**Directions for this task**. Show only lines that include "chart".

## begin Material provided

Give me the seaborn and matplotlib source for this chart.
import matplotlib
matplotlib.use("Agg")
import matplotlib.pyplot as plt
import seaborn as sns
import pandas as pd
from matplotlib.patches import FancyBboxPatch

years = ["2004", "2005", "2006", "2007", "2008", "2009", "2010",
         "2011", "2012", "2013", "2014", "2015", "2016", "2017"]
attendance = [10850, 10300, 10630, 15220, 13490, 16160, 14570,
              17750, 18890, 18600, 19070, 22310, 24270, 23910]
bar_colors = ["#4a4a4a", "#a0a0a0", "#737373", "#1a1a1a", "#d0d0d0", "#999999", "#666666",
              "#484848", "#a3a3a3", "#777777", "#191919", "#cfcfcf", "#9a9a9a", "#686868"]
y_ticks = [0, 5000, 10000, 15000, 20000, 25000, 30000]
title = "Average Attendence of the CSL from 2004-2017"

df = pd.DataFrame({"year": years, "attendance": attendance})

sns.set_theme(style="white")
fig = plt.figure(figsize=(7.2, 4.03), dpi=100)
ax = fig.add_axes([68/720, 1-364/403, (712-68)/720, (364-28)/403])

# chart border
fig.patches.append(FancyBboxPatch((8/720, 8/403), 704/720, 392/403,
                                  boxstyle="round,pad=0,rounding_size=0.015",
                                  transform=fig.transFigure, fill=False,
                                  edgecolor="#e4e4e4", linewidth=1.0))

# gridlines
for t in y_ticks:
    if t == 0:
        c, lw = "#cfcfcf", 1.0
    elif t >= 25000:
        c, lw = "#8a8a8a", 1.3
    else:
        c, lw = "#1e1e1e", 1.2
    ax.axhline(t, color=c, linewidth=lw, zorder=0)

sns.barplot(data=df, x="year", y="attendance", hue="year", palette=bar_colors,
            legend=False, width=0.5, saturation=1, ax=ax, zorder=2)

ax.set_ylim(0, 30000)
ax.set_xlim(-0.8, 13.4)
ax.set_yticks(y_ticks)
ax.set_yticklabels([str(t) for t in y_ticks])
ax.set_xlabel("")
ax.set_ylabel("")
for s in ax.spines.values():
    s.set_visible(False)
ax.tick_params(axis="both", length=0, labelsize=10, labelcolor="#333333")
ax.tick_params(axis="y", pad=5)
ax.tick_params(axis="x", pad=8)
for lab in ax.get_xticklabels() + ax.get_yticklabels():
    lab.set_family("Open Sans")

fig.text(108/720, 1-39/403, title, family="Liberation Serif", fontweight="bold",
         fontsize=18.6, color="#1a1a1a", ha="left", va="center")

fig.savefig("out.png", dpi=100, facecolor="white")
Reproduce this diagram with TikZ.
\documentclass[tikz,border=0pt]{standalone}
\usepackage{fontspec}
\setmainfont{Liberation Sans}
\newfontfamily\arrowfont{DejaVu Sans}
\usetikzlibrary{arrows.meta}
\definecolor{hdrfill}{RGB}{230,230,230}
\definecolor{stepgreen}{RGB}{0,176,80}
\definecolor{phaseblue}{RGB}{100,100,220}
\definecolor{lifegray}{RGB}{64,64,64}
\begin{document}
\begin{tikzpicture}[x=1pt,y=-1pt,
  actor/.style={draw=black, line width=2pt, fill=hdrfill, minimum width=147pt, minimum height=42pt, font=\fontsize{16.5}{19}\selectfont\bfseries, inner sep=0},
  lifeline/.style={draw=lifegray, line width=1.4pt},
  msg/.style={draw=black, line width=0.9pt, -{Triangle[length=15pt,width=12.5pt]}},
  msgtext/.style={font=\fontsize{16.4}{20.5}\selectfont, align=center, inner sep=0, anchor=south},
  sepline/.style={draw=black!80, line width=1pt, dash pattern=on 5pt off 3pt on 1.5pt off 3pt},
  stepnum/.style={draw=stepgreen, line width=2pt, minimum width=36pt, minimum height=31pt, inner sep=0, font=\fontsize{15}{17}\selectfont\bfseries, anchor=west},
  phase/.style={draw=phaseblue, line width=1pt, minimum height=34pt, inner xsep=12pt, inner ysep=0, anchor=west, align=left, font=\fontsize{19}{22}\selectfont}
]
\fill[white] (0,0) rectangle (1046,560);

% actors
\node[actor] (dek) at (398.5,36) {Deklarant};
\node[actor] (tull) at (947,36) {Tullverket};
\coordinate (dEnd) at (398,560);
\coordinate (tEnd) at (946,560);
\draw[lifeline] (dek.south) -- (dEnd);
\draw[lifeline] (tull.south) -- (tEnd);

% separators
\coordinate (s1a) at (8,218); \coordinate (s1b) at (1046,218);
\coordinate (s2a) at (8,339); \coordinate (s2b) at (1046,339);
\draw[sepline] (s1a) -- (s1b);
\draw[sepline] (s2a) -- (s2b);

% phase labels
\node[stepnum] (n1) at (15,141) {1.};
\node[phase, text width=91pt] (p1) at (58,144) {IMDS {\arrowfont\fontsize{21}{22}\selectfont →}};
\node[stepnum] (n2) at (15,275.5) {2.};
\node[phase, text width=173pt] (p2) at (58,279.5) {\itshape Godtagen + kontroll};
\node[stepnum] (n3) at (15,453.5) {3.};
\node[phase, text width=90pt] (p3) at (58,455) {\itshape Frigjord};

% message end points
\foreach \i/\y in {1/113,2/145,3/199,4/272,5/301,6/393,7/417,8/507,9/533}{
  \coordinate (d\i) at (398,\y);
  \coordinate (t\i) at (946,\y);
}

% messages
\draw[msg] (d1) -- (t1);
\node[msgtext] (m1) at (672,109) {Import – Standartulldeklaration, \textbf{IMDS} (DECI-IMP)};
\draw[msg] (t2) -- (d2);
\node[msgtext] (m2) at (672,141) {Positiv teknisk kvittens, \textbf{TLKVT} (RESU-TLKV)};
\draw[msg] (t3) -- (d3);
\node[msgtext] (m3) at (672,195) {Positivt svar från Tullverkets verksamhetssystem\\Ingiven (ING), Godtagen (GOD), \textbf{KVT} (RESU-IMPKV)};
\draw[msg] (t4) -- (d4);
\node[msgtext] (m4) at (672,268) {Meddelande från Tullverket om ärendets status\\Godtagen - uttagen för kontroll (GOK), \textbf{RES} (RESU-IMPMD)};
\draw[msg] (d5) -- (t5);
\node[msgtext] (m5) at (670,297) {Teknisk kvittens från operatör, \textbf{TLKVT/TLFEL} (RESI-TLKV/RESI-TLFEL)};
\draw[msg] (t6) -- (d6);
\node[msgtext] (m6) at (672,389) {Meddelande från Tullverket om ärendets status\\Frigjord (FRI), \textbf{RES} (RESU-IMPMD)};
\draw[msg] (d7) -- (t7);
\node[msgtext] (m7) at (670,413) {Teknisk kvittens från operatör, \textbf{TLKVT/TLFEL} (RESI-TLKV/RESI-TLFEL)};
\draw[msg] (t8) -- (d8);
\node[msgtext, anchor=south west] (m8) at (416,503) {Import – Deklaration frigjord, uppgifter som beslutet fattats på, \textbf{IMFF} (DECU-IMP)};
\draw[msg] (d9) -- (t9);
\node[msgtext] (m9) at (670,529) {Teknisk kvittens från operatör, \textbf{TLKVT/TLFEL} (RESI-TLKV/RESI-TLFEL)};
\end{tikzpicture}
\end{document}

## end Material provided

**Written reply**.
Give me the seaborn and matplotlib source for this chart.
# chart border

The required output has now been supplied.